DO THIS:
Leaving the pictures out, print the lines from the first line of the listing through the line containing "const RED = '#e2233a';", exactly as they read, and no others.
■ ■ ■ ■ ■ ■ ■
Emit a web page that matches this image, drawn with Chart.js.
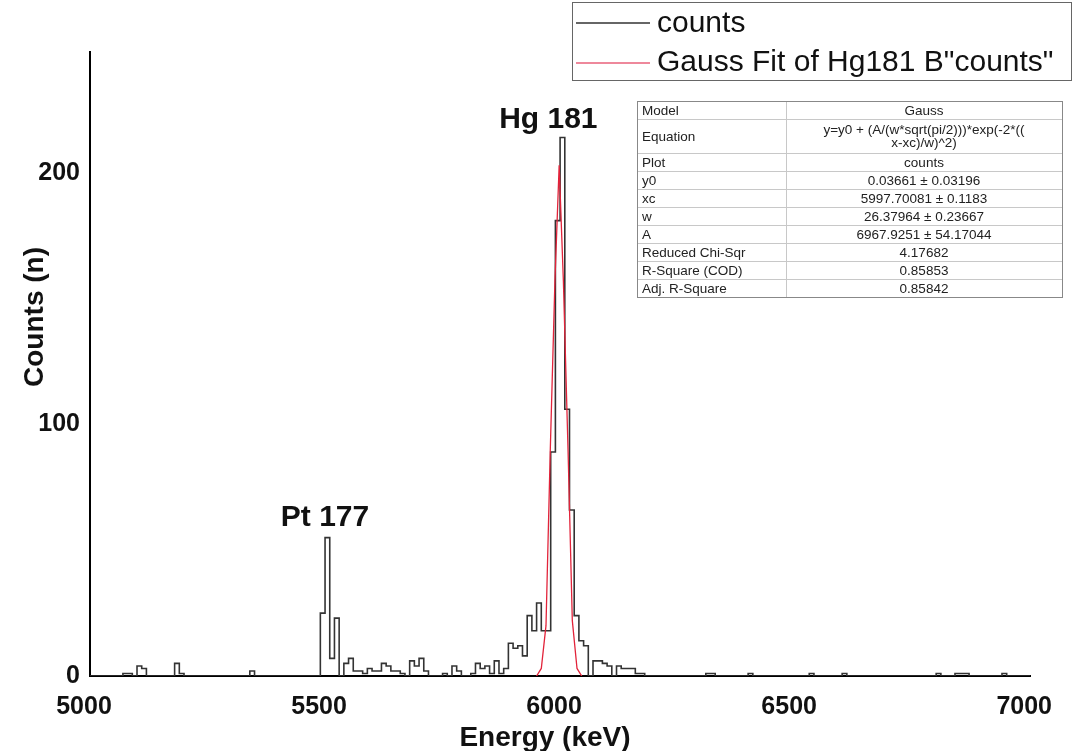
<!DOCTYPE html>
<html>
<head>
<meta charset="utf-8">
<title>Counts vs Energy</title>
<script src="https://cdn.jsdelivr.net/npm/chart.js@4.4.1/dist/chart.umd.min.js"></script>
<style>
  html, body { margin: 0; padding: 0; background: #fff; }
  canvas { display: block; }
</style>
</head>
<body>
<canvas id="spectrum" width="1074" height="751"></canvas>
<script>
// counts per 10 keV bin, first bin starts at 5000 keV (one row = 100 keV)
const binStart = 5000;
const binWidth = 10;
const counts = [
  0, 0, 0, 0, 0, 0, 0, 1, 1, 0,        // 5000
  4, 3, 0, 0, 0, 0, 0, 0, 5, 1,        // 5100
  0, 0, 0, 0, 0, 0, 0, 0, 0, 0,        // 5200
  0, 0, 0, 0, 2, 0, 0, 0, 0, 0,        // 5300
  0, 0, 0, 0, 0, 0, 0, 0, 0, 25,       // 5400
  55, 7, 23, 0, 5, 7, 2, 2, 1, 3,      // 5500
  2, 2, 5, 4, 2, 2, 1, 0, 6, 4,        // 5600
  7, 2, 0, 0, 0, 1, 0, 4, 2, 0,        // 5700
  0, 1, 5, 3, 4, 1, 6, 1, 3, 13,       // 5800
  11, 12, 8, 24, 18, 29, 18, 18, 89, 181, // 5900
  214, 106, 66, 24, 14, 12, 0, 6, 6, 5,   // 6000
  4, 0, 4, 3, 3, 3, 1, 1, 0, 0,        // 6100
  0, 0, 0, 0, 0, 0, 0, 0, 0, 0,        // 6200
  0, 1, 1, 0, 0, 0, 0, 0, 0, 0,        // 6300
  1, 0, 0, 0, 0, 0, 0, 0, 0, 0,        // 6400
  0, 0, 0, 1, 0, 0, 0, 0, 0, 0,        // 6500
  1, 0, 0, 0, 0, 0, 0, 0, 0, 0,        // 6600
  0, 0, 0, 0, 0, 0, 0, 0, 0, 0,        // 6700
  1, 0, 0, 0, 1, 1, 1, 0, 0, 0,        // 6800
  0, 0, 0, 0, 1, 0, 0, 0, 0, 0         // 6900
];

// Gauss fit curve
const fitEnergy = [5950, 5960, 5970, 5979, 5989, 5998, 6007, 6017, 6026, 6036, 6046];
const fitCounts = [0, 3, 20, 89, 157, 203, 157, 89, 22, 3, 0];

const xTicks = [5000, 5500, 6000, 6500, 7000];
const yTicks = [0, 100, 200];

const tableRows = [
  ['Model', 'Gauss'],
  ['Equation', 'y=y0 + (A/(w*sqrt(pi/2)))*exp(-2*((', 'x-xc)/w)^2)'],
  ['Plot', 'counts'],
  ['y0', '0.03661 \u00b1 0.03196'],
  ['xc', '5997.70081 \u00b1 0.1183'],
  ['w', '26.37964 \u00b1 0.23667'],
  ['A', '6967.9251 \u00b1 54.17044'],
  ['Reduced Chi-Sqr', '4.17682'],
  ['R-Square (COD)', '0.85853'],
  ['Adj. R-Square', '0.85842']
];

const FONT = "'Liberation Sans', Arial, sans-serif";
const BLACK = '#333333';
const RED = '#e2233a';

const histPoints = counts.map((c, i) => ({ x: binStart + i * binWidth, y: c }));
histPoints.push({ x: binStart + counts.length * binWidth, y: 0 });
const fitPoints = fitEnergy.map((e, i) => ({ x: e, y: fitCounts[i] }));

// legend, fit table, peak labels and axis titles
const extras = {
  id: 'extras',
  afterDraw(chart) {
    const ctx = chart.ctx;
    const xs = chart.scales.x, ys = chart.scales.y;
    ctx.save();

    // legend box
    ctx.strokeStyle = '#666';
    ctx.lineWidth = 1;
    ctx.strokeRect(572.5, 2.5, 499, 78);
    ctx.lineWidth = 1.3;
    ctx.strokeStyle = BLACK;
    ctx.beginPath(); ctx.moveTo(576, 23); ctx.lineTo(650, 23); ctx.stroke();
    ctx.strokeStyle = '#e8607a';
    ctx.beginPath(); ctx.moveTo(576, 63); ctx.lineTo(650, 63); ctx.stroke();
    ctx.fillStyle = '#111';
    ctx.font = '30px ' + FONT;
    ctx.textAlign = 'left';
    ctx.textBaseline = 'middle';
    ctx.fillText('counts', 657, 24);
    ctx.fillText('Gauss Fit of Hg181 B"counts"', 657, 63);

    // parameter table
    const tl = 637, tr = 1062, split = 786, top = 101;
    const heights = [18, 34, 18, 18, 18, 18, 18, 18, 18, 18];
    let y = top;
    ctx.font = '13.5px ' + FONT;
    ctx.fillStyle = '#222';
    tableRows.forEach((row, i) => {
      const h = heights[i];
      ctx.textAlign = 'left';
      ctx.fillText(row[0], tl + 5, y + h / 2 + 1);
      ctx.textAlign = 'center';
      const cx = (split + tr) / 2;
      if (row.length > 2) {
        ctx.fillText(row[1], cx, y + h / 2 - 6);
        ctx.fillText(row[2], cx, y + h / 2 + 7);
      } else {
        ctx.fillText(row[1], cx, y + h / 2 + 1);
      }
      y += h;
      if (i < tableRows.length - 1) {
        ctx.strokeStyle = '#c8c8c8';
        ctx.lineWidth = 1;
        ctx.beginPath(); ctx.moveTo(tl, Math.round(y) + 0.5); ctx.lineTo(tr, Math.round(y) + 0.5); ctx.stroke();
      }
    });
    ctx.strokeStyle = '#c8c8c8';
    ctx.beginPath(); ctx.moveTo(split + 0.5, top); ctx.lineTo(split + 0.5, y); ctx.stroke();
    ctx.strokeStyle = '#888';
    ctx.strokeRect(tl + 0.5, top + 0.5, tr - tl, y - top);

    // peak labels
    ctx.fillStyle = '#111';
    ctx.font = 'bold 30px ' + FONT;
    ctx.textAlign = 'center';
    ctx.fillText('Hg 181', xs.getPixelForValue(5975), ys.getPixelForValue(221));
    ctx.fillText('Pt 177', xs.getPixelForValue(5500), ys.getPixelForValue(63));

    // axis titles
    ctx.font = 'bold 28px ' + FONT;
    ctx.fillText('Energy (keV)', 545, 738);
    ctx.translate(35, 317);
    ctx.rotate(-Math.PI / 2);
    ctx.fillText('Counts (n)', 0, 0);
    ctx.restore();
  }
};

new Chart(document.getElementById('spectrum').getContext('2d'), {
  type: 'line',
  data: {
    datasets: [
      {
        label: 'counts',
        data: histPoints,
        stepped: true,
        borderColor: BLACK,
        borderWidth: 1.6,
        pointRadius: 0,
        fill: false,
        order: 1
      },
      {
        label: 'Gauss Fit of Hg181 B"counts"',
        data: fitPoints,
        borderColor: RED,
        borderWidth: 1.3,
        pointRadius: 0,
        tension: 0,
        fill: false,
        order: 0
      }
    ]
  },
  options: {
    responsive: false,
    animation: false,
    layout: { padding: { top: 52, right: 42, left: 0, bottom: 0 } },
    plugins: {
      legend: { display: false },
      tooltip: { enabled: false }
    },
    scales: {
      x: {
        type: 'linear',
        min: 5000,
        max: 7000,
        afterBuildTicks: s => { s.ticks = xTicks.map(v => ({ value: v })); },
        afterFit: s => { s.height = 75; },
        grid: { display: false, drawTicks: false, tickLength: 0 },
        border: { display: true, color: '#000', width: 2 },
        ticks: {
          color: '#111',
          padding: 16,
          labelOffset: -6,
          maxRotation: 0,
          callback: v => String(v),
          font: { family: FONT, size: 25, weight: 'bold' }
        }
      },
      y: {
        min: 0,
        max: 248,
        afterBuildTicks: s => { s.ticks = yTicks.map(v => ({ value: v })); },
        afterFit: s => { s.width = 90; },
        grid: { display: false, drawTicks: false, tickLength: 0 },
        border: { display: true, color: '#000', width: 2 },
        ticks: {
          color: '#111',
          padding: 10,
          callback: v => String(v),
          font: { family: FONT, size: 25, weight: 'bold' }
        }
      }
    }
  },
  plugins: [extras]
});
</script>
</body>
</html>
■ ■ ■ ■ ■ ■ ■
WRITTEN SOLUTION:
Emit a web page that matches this image, drawn with Chart.js.
<!DOCTYPE html>
<html>
<head>
<meta charset="utf-8">
<title>Counts vs Energy</title>
<script src="https://cdn.jsdelivr.net/npm/chart.js@4.4.1/dist/chart.umd.min.js"></script>
<style>
  html, body { margin: 0; padding: 0; background: #fff; }
  canvas { display: block; }
</style>
</head>
<body>
<canvas id="spectrum" width="1074" height="751"></canvas>
<script>
// counts per 10 keV bin, first bin starts at 5000 keV (one row = 100 keV)
const binStart = 5000;
const binWidth = 10;
const counts = [
  0, 0, 0, 0, 0, 0, 0, 1, 1, 0,        // 5000
  4, 3, 0, 0, 0, 0, 0, 0, 5, 1,        // 5100
  0, 0, 0, 0, 0, 0, 0, 0, 0, 0,        // 5200
  0, 0, 0, 0, 2, 0, 0, 0, 0, 0,        // 5300
  0, 0, 0, 0, 0, 0, 0, 0, 0, 25,       // 5400
  55, 7, 23, 0, 5, 7, 2, 2, 1, 3,      // 5500
  2, 2, 5, 4, 2, 2, 1, 0, 6, 4,        // 5600
  7, 2, 0, 0, 0, 1, 0, 4, 2, 0,        // 5700
  0, 1, 5, 3, 4, 1, 6, 1, 3, 13,       // 5800
  11, 12, 8, 24, 18, 29, 18, 18, 89, 181, // 5900
  214, 106, 66, 24, 14, 12, 0, 6, 6, 5,   // 6000
  4, 0, 4, 3, 3, 3, 1, 1, 0, 0,        // 6100
  0, 0, 0, 0, 0, 0, 0, 0, 0, 0,        // 6200
  0, 1, 1, 0, 0, 0, 0, 0, 0, 0,        // 6300
  1, 0, 0, 0, 0, 0, 0, 0, 0, 0,        // 6400
  0, 0, 0, 1, 0, 0, 0, 0, 0, 0,        // 6500
  1, 0, 0, 0, 0, 0, 0, 0, 0, 0,        // 6600
  0, 0, 0, 0, 0, 0, 0, 0, 0, 0,        // 6700
  1, 0, 0, 0, 1, 1, 1, 0, 0, 0,        // 6800
  0, 0, 0, 0, 1, 0, 0, 0, 0, 0         // 6900
];

// Gauss fit curve
const fitEnergy = [5950, 5960, 5970, 5979, 5989, 5998, 6007, 6017, 6026, 6036, 6046];
const fitCounts = [0, 3, 20, 89, 157, 203, 157, 89, 22, 3, 0];

const xTicks = [5000, 5500, 6000, 6500, 7000];
const yTicks = [0, 100, 200];

const tableRows = [
  ['Model', 'Gauss'],
  ['Equation', 'y=y0 + (A/(w*sqrt(pi/2)))*exp(-2*((', 'x-xc)/w)^2)'],
  ['Plot', 'counts'],
  ['y0', '0.03661 \u00b1 0.03196'],
  ['xc', '5997.70081 \u00b1 0.1183'],
  ['w', '26.37964 \u00b1 0.23667'],
  ['A', '6967.9251 \u00b1 54.17044'],
  ['Reduced Chi-Sqr', '4.17682'],
  ['R-Square (COD)', '0.85853'],
  ['Adj. R-Square', '0.85842']
];

const FONT = "'Liberation Sans', Arial, sans-serif";
const BLACK = '#333333';
const RED = '#e2233a';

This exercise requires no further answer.